When Nochum ish Gamzu realized that his eyes failed him and his normal penetrating x-ray vision did not function properly so  he did not see the other’s plight, he condemned himself. Nochum most likely said to himself, “How can I, the man with penetrating vision, not have appreciated this man’s suffering?”

Thus, the Talmud relates that Nochum “went and fell on his [the dead starving man’s face] and said, “Let my eyes which took no pity on your eyes, become blind…”

He blamed his eyes for failing to perform their function.

Open Your Eyes!

The lesson for today is obvious.  We must use our eyes in ways that enable us to see beneath the surface of another’s façade.

In addition, we must “open our eyes” to see beneath the façade of our exile. As the Rebbe revealed to us, Redemption is right in front of us. We just have to “open our eyes” to see it. And by opening our eyes we will make the Redemption a palpable reality for all. 

Telling G‑d to Open His “Eyes”

Our Sages teach us that whatever G‑d commands us to do He observes, in His own way. If G‑d asks us to give tzedakah then He surely does so too. G‑d gives us life and sustains us. He provides us with all of our needs and in many cases all of our wants. But the ultimate Tzedakah will be when He takes us out of Galus.

But, just as giving alone does not suffice, we must also see the plight of the destitute and not just hear it from them or about them. So too, we must ask of G‑d that He see our pain and suffering in exile and respond accordingly.

When He sees our pain and suffering G‑d will not tarry.

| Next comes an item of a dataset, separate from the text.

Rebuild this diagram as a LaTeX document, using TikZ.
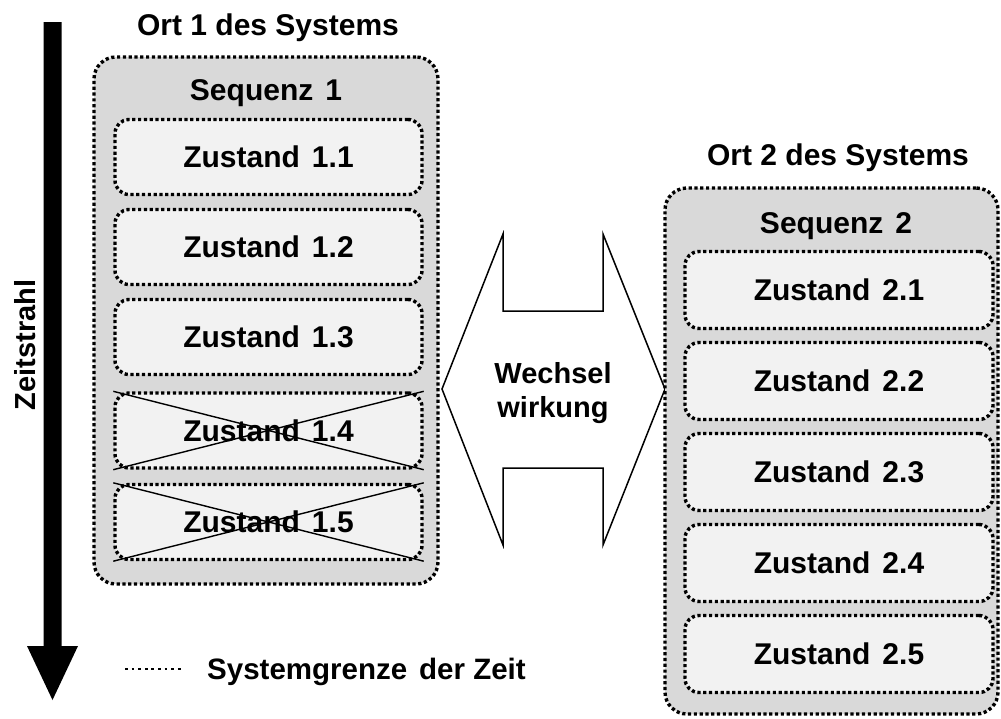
\documentclass[tikz,border=0pt]{standalone}
\usepackage{fontspec}
\setmainfont{Liberation Sans}
\definecolor{outerfill}{HTML}{D9D9D9}
\definecolor{innerfill}{HTML}{F2F2F2}
\newcommand{\wsp}{\hskip 12pt\relax}
\tikzset{
  border/.style={draw=black, line width=3.4pt, dash pattern=on 3.2pt off 2.6pt},
  outerbox/.style={border, fill=outerfill, rounded corners=22pt, inner sep=0pt},
  statebox/.style={border, fill=innerfill, rounded corners=14pt, inner sep=0pt,
    minimum width=307pt, minimum height=75pt, font=\bfseries\fontsize{30}{36}\selectfont},
  lbl/.style={inner sep=0pt, font=\bfseries\fontsize{30}{36}\selectfont},
  crossline/.style={draw=black, line width=1.4pt},
}
\begin{document}
\begin{tikzpicture}[x=1pt, y=-1pt]
\useasboundingbox (0,0) rectangle (1001,718);

% time axis
\fill[black] (43.5,22) -- (61.5,22) -- (61.5,646) -- (78,646) -- (52.5,700)
  -- (27,646) -- (43.5,646) -- cycle;
\node[lbl, font=\bfseries\fontsize{29}{34}\selectfont, rotate=90] (axis) at (25,345) {Zeitstrahl};

% location 1
\node[lbl, anchor=base] (ort1) at (268,35) {Ort 1 des Systems};
\node[outerbox, minimum width=344pt, minimum height=527pt] (seq1box) at (266,320.5) {};
\node[lbl, anchor=base] (seq1) at (266,100) {Sequenz\wsp 1};
\node[statebox] (z11) at (268.5,157) {Zustand\wsp 1.1};
\node[statebox] (z12) at (268.5,247) {Zustand\wsp 1.2};
\node[statebox] (z13) at (268.5,337) {Zustand\wsp 1.3};
\node[statebox] (z14) at (268.5,430.5) {Zustand\wsp 1.4};
\node[statebox] (z15) at (268.5,522) {Zustand\wsp 1.5};
\draw[crossline] (z14.north west) -- (z14.south east);
\draw[crossline] (z14.south west) -- (z14.north east);
\draw[crossline] (z15.north west) -- (z15.south east);
\draw[crossline] (z15.south west) -- (z15.north east);

% interaction arrow
\draw[line width=1.5pt, fill=white] (503,234) -- (442,389) -- (503,545) -- (503,468)
  -- (603,468) -- (603,545) -- (665,389) -- (603,234) -- (603,311) -- (503,311) -- cycle;
\node[lbl, align=center, font=\bfseries\fontsize{29}{34}\selectfont] (ww) at (553,393) {Wechsel\\wirkung};

% location 2
\node[lbl, anchor=base] (ort2) at (838,165) {Ort 2 des Systems};
\node[outerbox, minimum width=333pt, minimum height=526pt] (seq2box) at (831.5,451) {};
\node[lbl, anchor=base] (seq2) at (836,233) {Sequenz\wsp 2};
\node[statebox, minimum width=308pt, minimum height=77pt] (z21) at (839,290) {Zustand\wsp 2.1};
\node[statebox, minimum width=308pt, minimum height=77pt] (z22) at (839,381) {Zustand\wsp 2.2};
\node[statebox, minimum width=308pt, minimum height=77pt] (z23) at (839,472) {Zustand\wsp 2.3};
\node[statebox, minimum width=308pt, minimum height=77pt] (z24) at (839,563) {Zustand\wsp 2.4};
\node[statebox, minimum width=308pt, minimum height=77pt] (z25) at (839,654) {Zustand\wsp 2.5};

% legend
\coordinate (lgA) at (125,669);
\coordinate (lgB) at (184,669);
\draw[line width=2.8pt, dash pattern=on 2.8pt off 3.8pt] (lgA) -- (lgB);
\node[lbl, anchor=base west, font=\bfseries\fontsize{29.5}{35}\selectfont] (lgtext) at (207,679) {Systemgrenze\wsp der Zeit};
\end{tikzpicture}
\end{document}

Every second the Galus lingers leads to tragic and lethal consequences for the Jewish people and indeed the entire world, both spiritual and physical.

Responding accordingly also means that G‑d will take us out of exile with compassion and love. Our Sages warned us that one possible scenario for the Final Redemption is a very painful one. We therefore implore G‑d to see that we have suffered enough. We want Moshiach now, and we want the Messianic process to unfold both imminently, and smoothly, with love and compassion.